[Written instruction]:
Check each line for the string "this". Give only the count of lines that have it.

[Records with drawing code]
......
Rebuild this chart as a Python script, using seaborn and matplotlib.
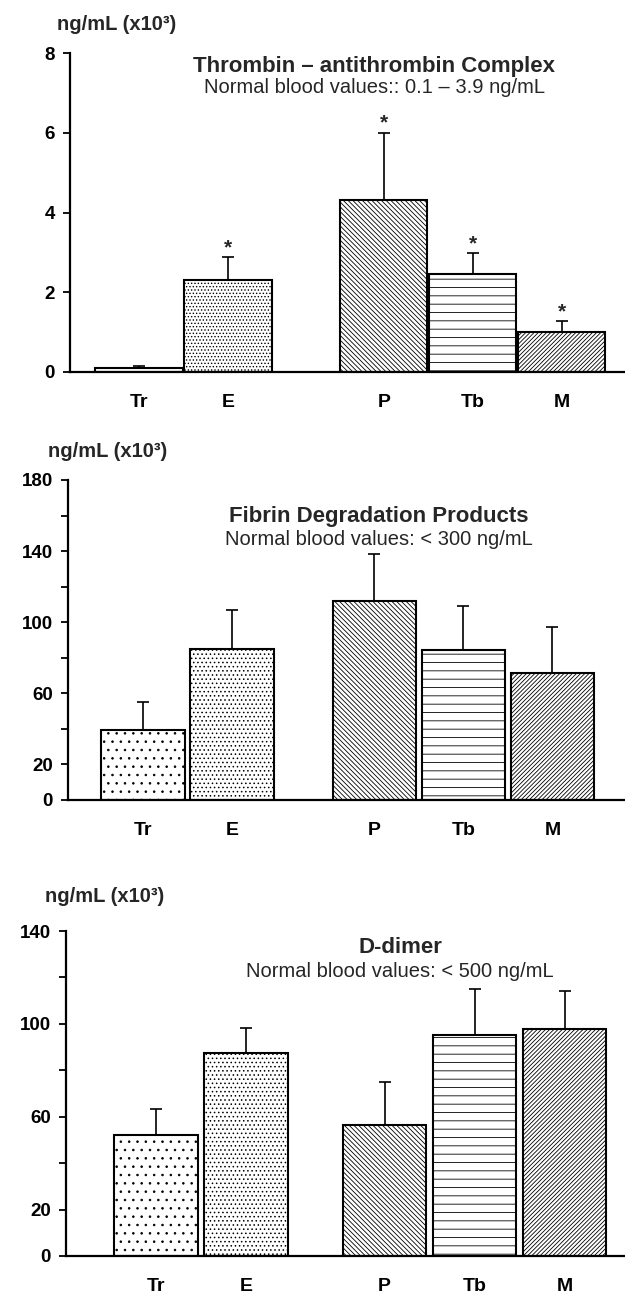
import numpy as np
import pandas as pd
import matplotlib
matplotlib.use("Agg")
import matplotlib.pyplot as plt
import seaborn as sns

# ---------------- data ----------------
groups = ["Tr", "E", "P", "Tb", "M"]

tat_mean = [0.09, 2.30, 4.32, 2.46, 1.00]
tat_sd = [0.06, 0.58, 1.68, 0.52, 0.27]
tat_sig = [False, True, True, True, True]

fdp_mean = [39.4, 85.1, 112.1, 84.4, 71.6]
fdp_sd = [15.9, 21.8, 26.1, 24.9, 25.5]
fdp_sig = [False, False, False, False, False]

dd_mean = [52.1, 87.6, 56.4, 95.2, 97.6]
dd_sd = [11.4, 10.6, 18.7, 19.7, 16.6]
dd_sig = [False, False, False, False, False]

titles = ["Thrombin \u2013 antithrombin Complex",
          "Fibrin Degradation Products",
          "D-dimer"]
subtitles = ["Normal blood values:: 0.1 \u2013 3.9 ng/mL",
             "Normal blood values: < 300 ng/mL",
             "Normal blood values: < 500 ng/mL"]
ylabel = "ng/mL (x10\u00b3)"

tat_ticks = [0, 2, 4, 6, 8]
tat_ticklabels = ["0", "2", "4", "6", "8"]
fdp_ticks = [0, 20, 40, 60, 80, 100, 120, 140, 160, 180]
fdp_ticklabels = ["0", "20", "", "60", "", "100", "", "140", "", "180"]
dd_ticks = [0, 20, 40, 60, 80, 100, 120, 140]
dd_ticklabels = ["0", "20", "", "60", "", "100", "", "140"]

# ---------------- style ----------------
sns.set_style("ticks")
plt.rcParams["font.family"] = ["Liberation Sans", "DejaVu Sans"]
plt.rcParams["hatch.linewidth"] = 0.6
plt.rcParams["hatch.color"] = "black"

W, H = 625, 1294
fig = plt.figure(figsize=(W / 100, H / 100), dpi=100)

# layout per panel (pixels): spine x, y of top, y of zero, positions, xlim, bar width
panels = [
    dict(mean=tat_mean, sd=tat_sd, sig=tat_sig, ylim=8, ticks=tat_ticks,
         tlabels=tat_ticklabels, left=70, top=53, zero=372,
         pos=[0, 1, 2.75, 3.75, 4.75], xlim=(-0.775, 5.46), width=0.98,
         hatches=["..", ".....", "\\" * 7, "--", "/" * 8],
         tx=374, ty=72, sy=93, lx=57, ly=30),
    dict(mean=fdp_mean, sd=fdp_sd, sig=fdp_sig, ylim=180, ticks=fdp_ticks,
         tlabels=fdp_ticklabels, left=68, top=480, zero=800,
         pos=[0, 1, 2.6, 3.6, 4.6], xlim=(-0.843, 5.416), width=0.94,
         hatches=["..", "....", "\\" * 7, "--", "/" * 8],
         tx=379, ty=522, sy=545, lx=48, ly=457),
    dict(mean=dd_mean, sd=dd_sd, sig=dd_sig, ylim=140, ticks=dd_ticks,
         tlabels=dd_ticklabels, left=66, top=931, zero=1256,
         pos=[0, 1, 2.54, 3.54, 4.54], xlim=(-1.0, 5.211), width=0.93,
         hatches=["..", "....", "\\" * 7, "--", "/" * 8],
         tx=400, ty=953, sy=977, lx=45, ly=902),
]

for i, p in enumerate(panels):
    ax = fig.add_axes([p["left"] / W, 1 - p["zero"] / H,
                       1 - p["left"] / W, (p["zero"] - p["top"]) / H])
    df = pd.DataFrame({"pos": p["pos"], "value": p["mean"], "group": groups})
    sns.barplot(data=df, x="pos", y="value", native_scale=True, orient="x",
                color="white", saturation=1, edgecolor="black", linewidth=1.5,
                errorbar=None, width=p["width"], ax=ax, zorder=2)
    for patch, h in zip(ax.patches, p["hatches"]):
        patch.set_hatch(h)
        patch.set_edgecolor("black")
    ax.errorbar(p["pos"], p["mean"], yerr=[np.zeros(len(groups)), p["sd"]],
                fmt="none", ecolor="black", elinewidth=1.2, capsize=4.5,
                capthick=1.2, zorder=3)
    for x, m, s, sg in zip(p["pos"], p["mean"], p["sd"], p["sig"]):
        if sg:
            ax.annotate("*", (x, m + s), xytext=(0, 0), textcoords="offset points",
                        ha="center", va="bottom", fontsize=15, fontweight="bold")
    ax.set_xlim(*p["xlim"])
    ax.set_ylim(0, p["ylim"])
    ax.set_yticks(p["ticks"], labels=p["tlabels"])
    ax.set_xticks(p["pos"], labels=groups)
    ax.set_xlabel("")
    ax.set_ylabel("")
    sns.despine(ax=ax)
    for sp in ("left", "bottom"):
        ax.spines[sp].set_linewidth(1.6)
        ax.spines[sp].set_color("black")
    ax.tick_params(axis="y", direction="out", length=5, width=1.3, pad=6,
                   labelsize=13.5, colors="black")
    ax.tick_params(axis="x", length=0, pad=16, labelsize=14, colors="black")
    for lab in ax.get_xticklabels() + ax.get_yticklabels():
        lab.set_fontweight("bold")
    ax.patch.set_alpha(0)

    fig.text(p["tx"] / W, 1 - p["ty"] / H, titles[i], ha="center", va="baseline",
             fontsize=16, fontweight="bold")
    fig.text(p["tx"] / W, 1 - p["sy"] / H, subtitles[i], ha="center", va="baseline",
             fontsize=14.5)
    fig.text(p["lx"] / W, 1 - p["ly"] / H, ylabel, ha="left", va="baseline",
             fontsize=14.5, fontweight="bold")

fig.savefig("out.png", dpi=100, facecolor="white")
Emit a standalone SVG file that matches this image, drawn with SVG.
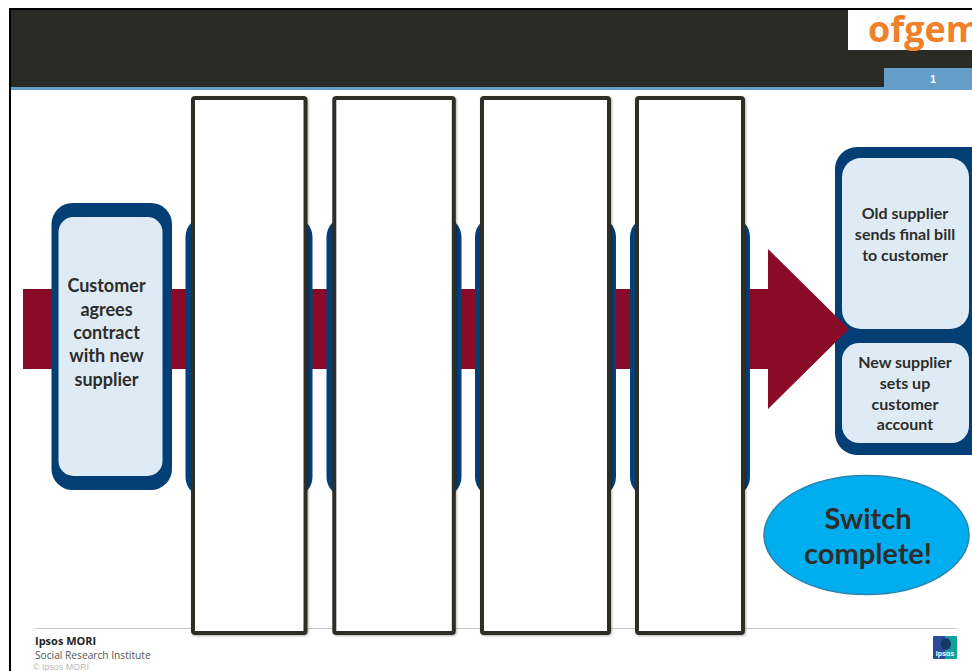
......
[Finished task]:
2